The recommended way to run GREMLIN is npm run dev on your local machine. The Vite dev server provides a CORS proxy, auto-starts Ollama, and launches the browser sidecar — none of which are available when hosting the built file statically.

Static hosting (advanced)

The built file (web/dist/index.html) can be hosted on Cloudflare Pages, GitHub Pages, Netlify, etc. Most LLM providers (OpenAI, Anthropic, OpenRouter, Gemini, Together) support browser CORS natively, so they work without a proxy. However, web search and some services (Groq, DuckDuckGo, Brave Search) need a CORS proxy.

To deploy your own proxy for static hosting:

cd proxy
npx wrangler login
npx wrangler deploy

Then update the proxy URL in Settings → Advanced.

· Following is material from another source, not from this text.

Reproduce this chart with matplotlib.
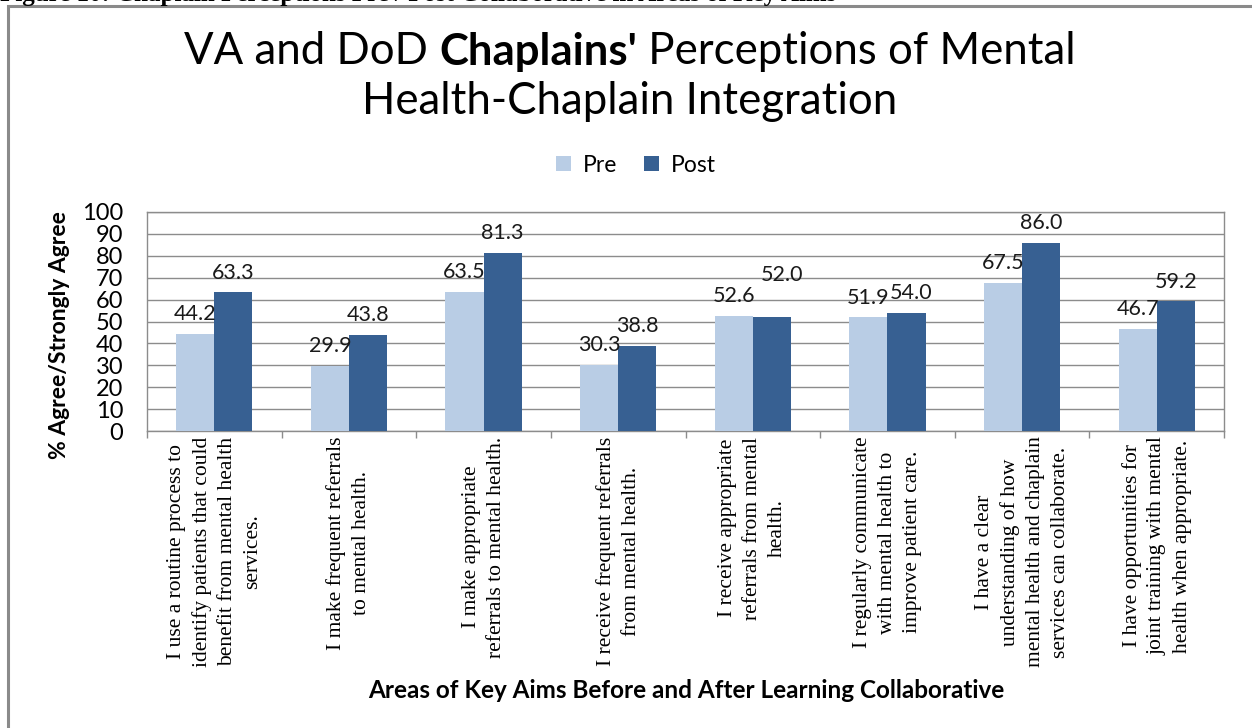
import matplotlib
matplotlib.use("Agg")
import matplotlib.pyplot as plt
from matplotlib.patches import Rectangle
import numpy as np

categories = [
    "I use a routine process to\nidentify patients that could\nbenefit from mental health\nservices.",
    "I make frequent referrals\nto mental health.",
    "I make appropriate\nreferrals to mental health.",
    "I receive frequent referrals\nfrom mental health.",
    "I receive appropriate\nreferrals from mental\nhealth.",
    "I regularly communicate\nwith mental health to\nimprove patient care.",
    "I have a clear\nunderstanding of how\nmental health and chaplain\nservices can collaborate.",
    "I have opportunities for\njoint training with mental\nhealth when appropriate.",
]
pre = [44.2, 29.9, 63.5, 30.3, 52.6, 51.9, 67.5, 46.7]
post = [63.3, 43.8, 81.3, 38.8, 52.0, 54.0, 86.0, 59.2]
series_names = ["Pre", "Post"]
yticks = list(range(0, 101, 10))

# label nudges (points) for the Post series, as placed in the original
post_label_nudge = [(0, 0), (0, 0), (0, 0), (0, 0), (7, 16), (3, 0), (0, 0), (0, 0)]

PRE_C = "#B9CDE5"
POST_C = "#376092"
GRID_C = "#8C8C8C"
SANS = ["Lato", "DejaVu Sans"]
SERIF = ["Liberation Serif", "DejaVu Serif"]

W, H = 1252, 728
fig = plt.figure(figsize=(W / 100, H / 100), dpi=100)

# outer border of the chart box
fig.patches.append(Rectangle((7.5 / W, -0.05), 1.2, (H - 6.5) / H + 0.05,
                             transform=fig.transFigure, fill=False,
                             edgecolor="#8A8A8A", linewidth=2.2))

# cropped document caption at the very top
fig.text(0.0, 1 - 1.5 / H, "Figure 10: Chaplain Perceptions Pre / Post Collaborative in Areas of Key Aims",
         family=SERIF, weight="bold", fontsize=18, va="baseline", ha="left")

ax = fig.add_axes([147 / W, 1 - 431 / H, (1224 - 147) / W, (431 - 212) / H])
x = np.arange(len(categories))
bw = 0.283
b1 = ax.bar(x - bw / 2, pre, bw, color=PRE_C, label=series_names[0], zorder=3)
b2 = ax.bar(x + bw / 2, post, bw, color=POST_C, label=series_names[1], zorder=3)

for rect, v in zip(b1, pre):
    ax.annotate(f"{v:.1f}", (rect.get_x() + rect.get_width() / 2, v),
                xytext=(0, 7), textcoords="offset points", ha="center", va="bottom",
                family=SANS, fontsize=15.5, color="#1a1a1a")
for rect, v, (dx, dy) in zip(b2, post, post_label_nudge):
    ax.annotate(f"{v:.1f}", (rect.get_x() + rect.get_width() / 2, v),
                xytext=(dx, 7 + dy), textcoords="offset points", ha="center", va="bottom",
                family=SANS, fontsize=15.5, color="#1a1a1a")

ax.set_xlim(-0.5, len(categories) - 0.5)
ax.set_ylim(0, 100)
ax.set_yticks(yticks)
ax.set_yticklabels([str(t) for t in yticks], family=SANS, fontsize=17)
ax.tick_params(axis="y", length=0, pad=17)
ax.yaxis.grid(True, color=GRID_C, linewidth=1.0, zorder=0)
ax.set_axisbelow(True)

ax.set_xticks(x)
ax.set_xticklabels(categories, rotation=90, family=SERIF, fontsize=15.5,
                   ha="center", va="top", multialignment="center", linespacing=1.42)
ax.tick_params(axis="x", which="major", length=0, pad=4)
ax.set_xticks(np.arange(-0.5, len(categories)), minor=True)
ax.tick_params(axis="x", which="minor", length=5, color=GRID_C, width=1)

for s in ax.spines.values():
    s.set_color(GRID_C)
    s.set_linewidth(1.0)

fig.text(60 / W, 1 - 335 / H, "% Agree/Strongly Agree", family=SANS, weight="bold",
         fontsize=16.5, rotation=90, ha="center", va="center")

fig.text(686 / W, 1 - 690 / H, "Areas of Key Aims Before and After Learning Collaborative",
         family=SANS, weight="bold", fontsize=17.5, ha="center", va="center")

leg = fig.legend(handles=[b1, b2], labels=series_names, loc="center",
                 bbox_to_anchor=(636 / W, 1 - 165 / H), ncol=2, frameon=False,
                 prop={"family": SANS, "size": 16.5}, handlelength=0.65, handleheight=0.65,
                 handletextpad=0.5, columnspacing=1.2)

# Title with mixed weights
fig.canvas.draw()
r = fig.canvas.get_renderer()
parts = [("VA and DoD ", "normal"), ("Chaplains'", "bold"), (" Perceptions of Mental", "normal")]
fs = 31.5
texts = []
for s, wgt in parts:
    t = fig.text(0, 1 - 52 / H, s, family=SANS, weight=wgt, fontsize=fs, ha="left", va="center")
    texts.append(t)
widths = [t.get_window_extent(r).width for t in texts]
total = sum(widths)
cx = 630
xpos = cx - total / 2
for t, w in zip(texts, widths):
    t.set_x(xpos / W)
    xpos += w
fig.text(630 / W, 1 - 102 / H, "Health-Chaplain Integration", family=SANS, fontsize=fs,
         ha="center", va="center")

fig.savefig("out.png", dpi=100)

Local LLM providers (Ollama, LM Studio)

If you host the site on a custom domain (e.g. gremlin.example.com) and want to use a local Ollama instance, you need to allow the origin:

OLLAMA_ORIGINS=https://gremlin.example.com ollama serve

Ollama only accepts requests from localhost by default. LM Studio has a similar CORS setting in its server preferences.


Troubleshooting

API 401 / 403 → Check your API key in Settings.

CORS error or Failed to fetch in browser console → Make sure you are running via npm run dev — the dev server provides the CORS proxy → If using the built HTML file: serve over HTTP, not file://, and configure a proxy URL in Settings → If using Ollama from a hosted site: set OLLAMA_ORIGINS=https://your-domain.com when starting Ollama

WebLLM: WebGPU is not available → Use Chrome 113+ or Edge 113+. Firefox and Safari do not support WebGPU by default.

WebLLM: model loads but produces garbled output → Some quantised models struggle with strict JSON. Switch to a larger model or use a server-side provider.

Agents produce plain text instead of JSON → Smaller or older models sometimes ignore the JSON format instruction. Try a larger or more instruction-tuned model.


License

PolyForm Noncommercial 1.0.0 — free for personal and noncommercial use.